### Source excerpt
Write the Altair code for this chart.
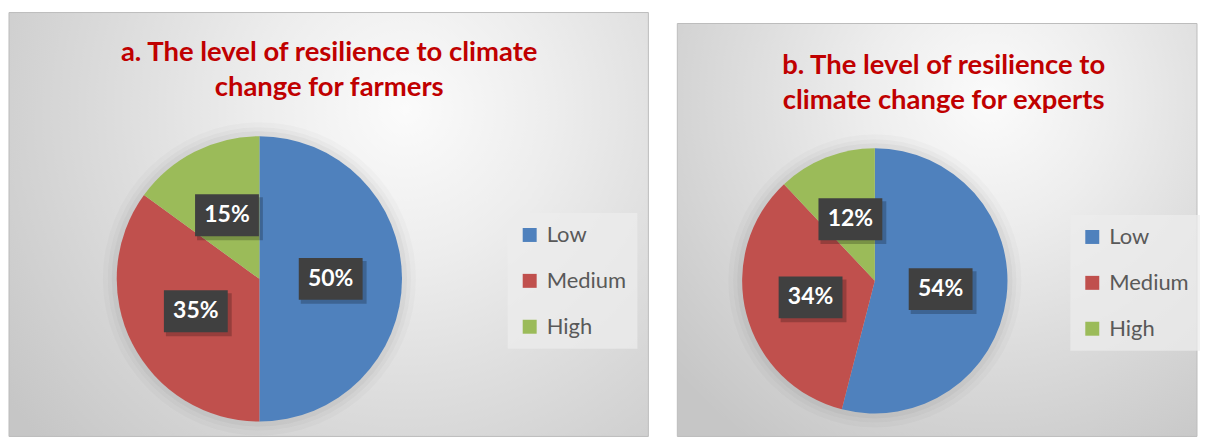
import altair as alt
import pandas as pd

categories = ["Low", "Medium", "High"]
farmers = [50, 35, 15]
experts = [54, 34, 12]
colors = ["#4F81BD", "#C0504D", "#9BBB59"]
title_a = ["a. The level of resilience to climate", "change for farmers"]
title_b = ["b. The level of resilience to", "climate change for experts"]

FONT = "Lato"


def gradient(cx, cy, r2):
    return alt.Gradient(
        gradient="radial",
        stops=[
            alt.GradientStop(color="#fbfbfb", offset=0),
            alt.GradientStop(color="#ededed", offset=0.3),
            alt.GradientStop(color="#dcdcdc", offset=0.6),
            alt.GradientStop(color="#c6c6c6", offset=1),
        ],
        x1=cx, y1=cy, r1=0, x2=cx, y2=cy, r2=r2,
    )


def panel(values, title_lines, W, H, bg, gcx, gcy, gr, cx, cy, r, leg_x, leg_y, tx, ty):
    one = pd.DataFrame({"k": [0]})
    df = pd.DataFrame({"category": categories, "value": values,
                       "order": list(range(len(categories)))})

    page = alt.Chart(one).mark_rect(fill="white").encode(
        x=alt.value(0), x2=alt.value(W), y=alt.value(0), y2=alt.value(H))

    bg_layer = alt.Chart(one).mark_rect(
        fill=gradient(gcx, gcy, gr), stroke="#bdbdbd", strokeWidth=1
    ).encode(x=alt.value(bg[0]), x2=alt.value(bg[2]),
             y=alt.value(bg[1]), y2=alt.value(bg[3]))

    halos = []
    for extra, op in [(14, 0.02), (9, 0.025), (5, 0.03)]:
        halos.append(
            alt.Chart(one).mark_arc(theta=0, theta2=6.2832, outerRadius=r + extra,
                                    fill="black", opacity=op)
            .encode(x=alt.value(cx), y=alt.value(cy))
        )

    pie = alt.Chart(df).mark_arc(outerRadius=r).encode(
        theta=alt.Theta("value:Q", stack=True),
        order=alt.Order("order:Q"),
        color=alt.Color(
            "category:N",
            scale=alt.Scale(domain=categories, range=colors),
            legend=alt.Legend(
                title=None, orient="none", legendX=leg_x, legendY=leg_y,
                fillColor="rgba(236,236,236,0.75)", padding=11,
                symbolType="square", symbolSize=196, symbolStrokeWidth=0,
                symbolOpacity=1, labelFont=FONT, labelFontSize=22,
                labelColor="#595959", rowPadding=24, labelOffset=6,
            ),
        ),
        x=alt.value(cx), y=alt.value(cy),
    )

    lab = alt.Chart(df).transform_window(
        cum="sum(value)", sort=[alt.SortField("order")], frame=[None, 0]
    ).transform_joinaggregate(total="sum(value)").transform_calculate(
        mid="(datum.cum - datum.value / 2) / datum.total * 2 * PI",
        label="datum.value + '%'",
    ).transform_calculate(
        lx=f"{cx} + {0.5 * r} * sin(datum.mid)",
        ly=f"{cy} - {0.5 * r} * cos(datum.mid)",
    ).transform_calculate(
        bx1="datum.lx - 32", bx2="datum.lx + 32",
        by1="datum.ly - 21", by2="datum.ly + 21",
        sx1="datum.lx - 30", sx2="datum.lx + 36",
        sy1="datum.ly - 18", sy2="datum.ly + 25",
    )

    shadow = lab.mark_rect(fill="black", opacity=0.22).encode(
        x=alt.X("sx1:Q", scale=None, axis=None), x2="sx2:Q",
        y=alt.Y("sy1:Q", scale=None, axis=None), y2="sy2:Q",
    )
    box = lab.mark_rect(fill="#404040").encode(
        x=alt.X("bx1:Q", scale=None, axis=None), x2="bx2:Q",
        y=alt.Y("by1:Q", scale=None, axis=None), y2="by2:Q",
    )
    text = lab.mark_text(font=FONT, fontWeight="bold", fontSize=23, color="white",
                         align="center", baseline="middle").encode(
        x=alt.X("lx:Q", scale=None, axis=None),
        y=alt.Y("ly:Q", scale=None, axis=None),
        text="label:N",
    )

    tdf = pd.DataFrame({"line": title_lines, "idx": list(range(len(title_lines)))})
    title = alt.Chart(tdf).transform_calculate(
        ty=f"{ty} + datum.idx * 35"
    ).mark_text(font=FONT, fontWeight="bold", fontSize=27.5, color="#C00000",
                align="center", baseline="alphabetic").encode(
        x=alt.value(tx), y=alt.Y("ty:Q", scale=None, axis=None), text="line:N"
    )

    return alt.layer(page, bg_layer, *halos, pie, shadow, box, text, title).properties(
        width=W, height=H
    )


a = panel(farmers, title_a, 666, 429, (1, 4, 642, 429), 0.62, 0.32, 0.77,
          252, 271, 143, 501, 205, 322, 53)
b = panel(experts, title_b, 526, 429, (5, 15, 526, 429), 0.6, 0.25, 0.8,
          203, 273, 133, 399, 207, 272, 66)

chart = alt.hconcat(a, b, spacing=0).resolve_scale(color="independent").resolve_legend(
    color="independent"
).configure_view(stroke=None).properties(padding=0, background="white")

chart.save("out.html", embed_options={"renderer": "svg", "actions": False})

### Challenge
Copy the listing in full and without alteration, omitting every picture.

### Output for this exercise
Write the Altair code for this chart.
import altair as alt
import pandas as pd

categories = ["Low", "Medium", "High"]
farmers = [50, 35, 15]
experts = [54, 34, 12]
colors = ["#4F81BD", "#C0504D", "#9BBB59"]
title_a = ["a. The level of resilience to climate", "change for farmers"]
title_b = ["b. The level of resilience to", "climate change for experts"]

FONT = "Lato"


def gradient(cx, cy, r2):
    return alt.Gradient(
        gradient="radial",
        stops=[
            alt.GradientStop(color="#fbfbfb", offset=0),
            alt.GradientStop(color="#ededed", offset=0.3),
            alt.GradientStop(color="#dcdcdc", offset=0.6),
            alt.GradientStop(color="#c6c6c6", offset=1),
        ],
        x1=cx, y1=cy, r1=0, x2=cx, y2=cy, r2=r2,
    )


def panel(values, title_lines, W, H, bg, gcx, gcy, gr, cx, cy, r, leg_x, leg_y, tx, ty):
    one = pd.DataFrame({"k": [0]})
    df = pd.DataFrame({"category": categories, "value": values,
                       "order": list(range(len(categories)))})

    page = alt.Chart(one).mark_rect(fill="white").encode(
        x=alt.value(0), x2=alt.value(W), y=alt.value(0), y2=alt.value(H))

    bg_layer = alt.Chart(one).mark_rect(
        fill=gradient(gcx, gcy, gr), stroke="#bdbdbd", strokeWidth=1
    ).encode(x=alt.value(bg[0]), x2=alt.value(bg[2]),
             y=alt.value(bg[1]), y2=alt.value(bg[3]))

    halos = []
    for extra, op in [(14, 0.02), (9, 0.025), (5, 0.03)]:
        halos.append(
            alt.Chart(one).mark_arc(theta=0, theta2=6.2832, outerRadius=r + extra,
                                    fill="black", opacity=op)
            .encode(x=alt.value(cx), y=alt.value(cy))
        )

    pie = alt.Chart(df).mark_arc(outerRadius=r).encode(
        theta=alt.Theta("value:Q", stack=True),
        order=alt.Order("order:Q"),
        color=alt.Color(
            "category:N",
            scale=alt.Scale(domain=categories, range=colors),
            legend=alt.Legend(
                title=None, orient="none", legendX=leg_x, legendY=leg_y,
                fillColor="rgba(236,236,236,0.75)", padding=11,
                symbolType="square", symbolSize=196, symbolStrokeWidth=0,
                symbolOpacity=1, labelFont=FONT, labelFontSize=22,
                labelColor="#595959", rowPadding=24, labelOffset=6,
            ),
        ),
        x=alt.value(cx), y=alt.value(cy),
    )

    lab = alt.Chart(df).transform_window(
        cum="sum(value)", sort=[alt.SortField("order")], frame=[None, 0]
    ).transform_joinaggregate(total="sum(value)").transform_calculate(
        mid="(datum.cum - datum.value / 2) / datum.total * 2 * PI",
        label="datum.value + '%'",
    ).transform_calculate(
        lx=f"{cx} + {0.5 * r} * sin(datum.mid)",
        ly=f"{cy} - {0.5 * r} * cos(datum.mid)",
    ).transform_calculate(
        bx1="datum.lx - 32", bx2="datum.lx + 32",
        by1="datum.ly - 21", by2="datum.ly + 21",
        sx1="datum.lx - 30", sx2="datum.lx + 36",
        sy1="datum.ly - 18", sy2="datum.ly + 25",
    )

    shadow = lab.mark_rect(fill="black", opacity=0.22).encode(
        x=alt.X("sx1:Q", scale=None, axis=None), x2="sx2:Q",
        y=alt.Y("sy1:Q", scale=None, axis=None), y2="sy2:Q",
    )
    box = lab.mark_rect(fill="#404040").encode(
        x=alt.X("bx1:Q", scale=None, axis=None), x2="bx2:Q",
        y=alt.Y("by1:Q", scale=None, axis=None), y2="by2:Q",
    )
    text = lab.mark_text(font=FONT, fontWeight="bold", fontSize=23, color="white",
                         align="center", baseline="middle").encode(
        x=alt.X("lx:Q", scale=None, axis=None),
        y=alt.Y("ly:Q", scale=None, axis=None),
        text="label:N",
    )

    tdf = pd.DataFrame({"line": title_lines, "idx": list(range(len(title_lines)))})
    title = alt.Chart(tdf).transform_calculate(
        ty=f"{ty} + datum.idx * 35"
    ).mark_text(font=FONT, fontWeight="bold", fontSize=27.5, color="#C00000",
                align="center", baseline="alphabetic").encode(
        x=alt.value(tx), y=alt.Y("ty:Q", scale=None, axis=None), text="line:N"
    )

    return alt.layer(page, bg_layer, *halos, pie, shadow, box, text, title).properties(
        width=W, height=H
    )


a = panel(farmers, title_a, 666, 429, (1, 4, 642, 429), 0.62, 0.32, 0.77,
          252, 271, 143, 501, 205, 322, 53)
b = panel(experts, title_b, 526, 429, (5, 15, 526, 429), 0.6, 0.25, 0.8,
          203, 273, 133, 399, 207, 272, 66)

chart = alt.hconcat(a, b, spacing=0).resolve_scale(color="independent").resolve_legend(
    color="independent"
).configure_view(stroke=None).properties(padding=0, background="white")

chart.save("out.html", embed_options={"renderer": "svg", "actions": False})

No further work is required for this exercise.